* [Data]
———
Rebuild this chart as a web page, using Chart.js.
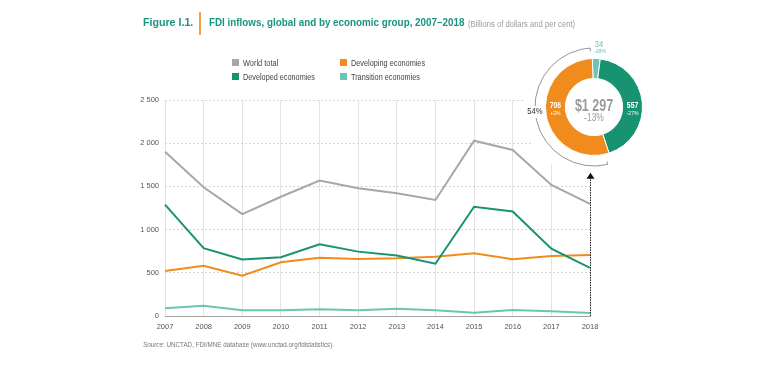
<!DOCTYPE html>
<html lang="en">
<head>
	<meta charset="utf-8">
	<title>FDI inflows</title>
	<style>
body {
	margin: 0;
	background: #fff;
	font-family: "Liberation Sans", Arial, sans-serif;
}
#page {
	position: relative;
	width: 768px;
	height: 367px;
	overflow: hidden;
}
#lineChart, #donutChart {
	position: absolute;
}
#lineChart { left: 0; top: 0; }
#donutChart { left: 519px; top: 32px; }
.fit {
	position: absolute;
	white-space: nowrap;
	line-height: 1;
	transform-origin: 0 0;
}
.fig, .title {
	top: 17px;
	font-size: 11.5px;
	font-weight: bold;
	color: #17957e;
}
.fig { left: 143px; }
.title { left: 209px; }
.sub {
	left: 468px;
	top: 20px;
	font-size: 8.5px;
	color: #9a9a9a;
}
.bar {
	position: absolute;
	left: 199px;
	top: 12px;
	width: 2px;
	height: 23px;
	background: #efa04a;
}
.legend-item {
	font-size: 9.5px;
	color: #444;
}
.legend-box {
	position: absolute;
	width: 7px;
	height: 7px;
}
.source {
	left: 143px;
	top: 341px;
	font-size: 8px;
	color: #777;
}
	</style>
</head>
<body>
<div id="page">
	<canvas id="lineChart" width="768" height="367"></canvas>
	<canvas id="donutChart" width="150" height="150"></canvas>
	<div class="fit fig" data-w="50">Figure I.1.</div>
	<div class="bar"></div>
	<div class="fit title" data-w="255">FDI inflows, global and by economic group, 2007–2018</div>
	<div class="fit sub" data-w="107">(Billions of dollars and per cent)</div>
	<div id="legend"></div>
	<div class="fit source" data-w="191"><i>Source</i>: UNCTAD, FDI/MNE database (www.unctad.org/fdistatistics).</div>
</div>

<script src="https://cdn.jsdelivr.net/npm/chart.js"></script>
<script>
const years = ['2007', '2008', '2009', '2010', '2011', '2012', '2013', '2014', '2015', '2016', '2017', '2018'];
const worldTotal = [1900, 1490, 1180, 1380, 1568, 1478, 1420, 1343, 2029, 1921, 1516, 1297];
const developed = [1290, 785, 655, 680, 830, 745, 700, 605, 1265, 1210, 780, 557];
const developing = [522, 582, 466, 622, 675, 660, 668, 687, 725, 656, 694, 706];
const transition = [89, 119, 66, 66, 78, 68, 85, 66, 38, 69, 54, 34];
const yTicks = [0, 500, 1000, 1500, 2000, 2500];

// 2018 growth rates shown in the donut
const changeTotal = '-13%';
const changeTransition = '-28%';
const changeDeveloped = '-27%';
const changeDeveloping = '+2%';

const colors = {
	world: '#a7a7a7',
	developed: '#179372',
	developing: '#f08c1e',
	transition: '#6cc4b4'
};

const donutCenter = { x: 594, y: 107 };
const fontFamily = '"Liberation Sans", Arial, sans-serif';

// legend (two columns): label, colour, x, y, text width
const legendItems = [
	['World total', colors.world, 232, 59, 35],
	['Developing economies', colors.developing, 340, 59, 74],
	['Developed economies', colors.developed, 232, 73, 72],
	['Transition economies', colors.transition, 340, 73, 69]
];
let legendHtml = '';
for (let item of legendItems) {
	legendHtml += `<div class="legend-box" style="left:${item[2]}px;top:${item[3]}px;background:${item[1]}"></div>`;
	legendHtml += `<div class="fit legend-item" data-w="${item[4]}" style="left:${item[2] + 11}px;top:${item[3] - 1}px">${item[0]}</div>`;
}
document.getElementById('legend').innerHTML = legendHtml;

// squeeze the html texts to the condensed look of the original
for (let el of document.querySelectorAll('.fit')) {
	const target = +el.dataset.w;
	el.style.transform = `scaleX(${target / el.scrollWidth})`;
}

function fmt(v) {
	return v >= 1000 ? Math.floor(v / 1000) + ' ' + String(v % 1000).padStart(3, '0') : String(v);
}

function narrowText(ctx, text, x, y, sx) {
	ctx.save();
	ctx.translate(x, y);
	ctx.scale(sx, 1);
	ctx.fillText(text, 0, 0);
	ctx.restore();
}

const decorPlugin = {
	id: 'decor',
	beforeDatasetsDraw(chart) {
		// white disc behind the donut, hides the grid
		const ctx = chart.ctx;
		ctx.save();
		ctx.fillStyle = '#fff';
		ctx.beginPath();
		ctx.arc(donutCenter.x, donutCenter.y, 71, 0, Math.PI * 2);
		ctx.fill();
		ctx.restore();
	},
	afterDatasetsDraw(chart) {
		// dotted arrow at 2018
		const ctx = chart.ctx;
		const x = chart.scales.x.getPixelForValue(years.length - 1);
		const y0 = chart.scales.y.getPixelForValue(0);
		const y1 = chart.scales.y.getPixelForValue(1600);
		ctx.save();
		ctx.strokeStyle = '#222';
		ctx.lineWidth = 1;
		ctx.setLineDash([1.5, 1]);
		ctx.beginPath();
		ctx.moveTo(x + 0.5, y0);
		ctx.lineTo(x + 0.5, y1);
		ctx.stroke();
		ctx.fillStyle = '#111';
		ctx.beginPath();
		ctx.moveTo(x - 3.5, y1 + 1);
		ctx.lineTo(x + 4.5, y1 + 1);
		ctx.lineTo(x + 0.5, y1 - 5);
		ctx.closePath();
		ctx.fill();
		ctx.restore();
	}
};

new Chart(document.getElementById('lineChart'), {
	type: 'line',
	data: {
		labels: years,
		datasets: [
			{ label: 'World total', data: worldTotal, borderColor: colors.world },
			{ label: 'Developed economies', data: developed, borderColor: colors.developed },
			{ label: 'Developing economies', data: developing, borderColor: colors.developing },
			{ label: 'Transition economies', data: transition, borderColor: colors.transition }
		]
	},
	options: {
		responsive: false,
		animation: false,
		layout: { padding: { left: 135, right: 178, top: 100, bottom: 31 } },
		elements: {
			point: { radius: 0 },
			line: { borderWidth: 2, tension: 0 }
		},
		plugins: {
			legend: { display: false },
			tooltip: { enabled: false }
		},
		scales: {
			x: {
				offset: false,
				afterFit(s) { s.height = 20; },
				grid: { color: '#e2e2e2', drawTicks: false },
				border: { color: '#a0a0a0', width: 1 },
				ticks: { color: '#555', padding: 6, maxRotation: 0, font: { family: fontFamily, size: 7.5 } }
			},
			y: {
				min: 0,
				max: 2500,
				afterFit(s) { s.width = 30; },
				afterBuildTicks(s) { s.ticks = yTicks.map(v => ({ value: v })); },
				grid: { color: '#d6d6d6', drawTicks: false },
				border: { display: false, dash: [2, 2] },
				ticks: { color: '#555', padding: 6, font: { family: fontFamily, size: 7.5 }, callback: v => fmt(v) }
			}
		}
	},
	plugins: [decorPlugin]
});

// donut for 2018
const last = years.length - 1;
const donutValues = [transition[last], developed[last], developing[last]];
const donutColors = [colors.transition, colors.developed, colors.developing];
const donutChanges = [changeTransition, changeDeveloped, changeDeveloping];

const donutLabels = {
	id: 'donutLabels',
	afterDatasetsDraw(chart) {
		const ctx = chart.ctx;
		const meta = chart.getDatasetMeta(0);
		const cx = (chart.chartArea.left + chart.chartArea.right) / 2;
		const cy = (chart.chartArea.top + chart.chartArea.bottom) / 2;
		ctx.save();
		ctx.textAlign = 'center';
		ctx.textBaseline = 'middle';

		// centre total
		ctx.fillStyle = '#9a9a9a';
		ctx.font = 'bold 16px ' + fontFamily;
		narrowText(ctx, '$' + fmt(worldTotal[last]), cx, cy, 0.78);
		ctx.font = '10px ' + fontFamily;
		narrowText(ctx, changeTotal, cx, cy + 11.5, 0.85);

		// transition slice: label outside, above
		const t = meta.data[0];
		ctx.fillStyle = colors.transition;
		ctx.font = '9px ' + fontFamily;
		narrowText(ctx, String(donutValues[0]), cx + 5, cy - t.outerRadius - 14, 0.85);
		ctx.font = '6px ' + fontFamily;
		narrowText(ctx, donutChanges[0], cx + 6, cy - t.outerRadius - 7, 0.85);

		// developed (right) and developing (left) inside the ring
		ctx.fillStyle = '#fff';
		for (let i = 1; i < donutValues.length; i++) {
			const arc = meta.data[i];
			const r = (arc.innerRadius + arc.outerRadius) / 2;
			const x = i === 1 ? cx + r : cx - r;
			ctx.font = 'bold 9.5px ' + fontFamily;
			narrowText(ctx, String(donutValues[i]), x, cy - 2, 0.72);
			ctx.font = '6px ' + fontFamily;
			narrowText(ctx, donutChanges[i], x, cy + 6, 0.85);
		}

		// bracket around developing share
		const dev = meta.data[2];
		const r = 59;
		const a0 = dev.startAngle + 0.08, a1 = dev.endAngle - 0.03;
		ctx.strokeStyle = '#777';
		ctx.lineWidth = 0.8;
		ctx.beginPath();
		ctx.arc(cx, cy, r, a0, a1);
		ctx.stroke();
		for (let a of [a0, a1]) {
			ctx.beginPath();
			ctx.moveTo(cx + Math.cos(a) * r, cy + Math.sin(a) * r);
			ctx.lineTo(cx + Math.cos(a) * (r - 3), cy + Math.sin(a) * (r - 3));
			ctx.stroke();
		}
		const share = Math.round(developing[last] / worldTotal[last] * 100) + '%';
		ctx.font = '9px ' + fontFamily;
		const lx = cx - r, ly = cy + 5;
		const w = ctx.measureText(share).width * 0.85;
		ctx.fillStyle = '#fff';
		ctx.fillRect(lx - w / 2 - 1, ly - 6, w + 2, 12);
		ctx.fillStyle = '#333';
		narrowText(ctx, share, lx, ly, 0.85);
		ctx.restore();
	}
};

new Chart(document.getElementById('donutChart'), {
	type: 'doughnut',
	data: {
		labels: ['Transition economies', 'Developed economies', 'Developing economies'],
		datasets: [{
			data: donutValues,
			backgroundColor: donutColors,
			borderColor: '#fff',
			borderWidth: 1
		}]
	},
	options: {
		responsive: false,
		animation: false,
		rotation: -2,
		cutout: '59%',
		layout: { padding: 26 },
		plugins: {
			legend: { display: false },
			tooltip: { enabled: false }
		}
	},
	plugins: [donutLabels]
});
</script>
</body>
</html>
———
* [Problem] Pull every line containing "page" from the material above.

* [Response to this exercise]
Rebuild this chart as a web page, using Chart.js.
#page {
<div id="page">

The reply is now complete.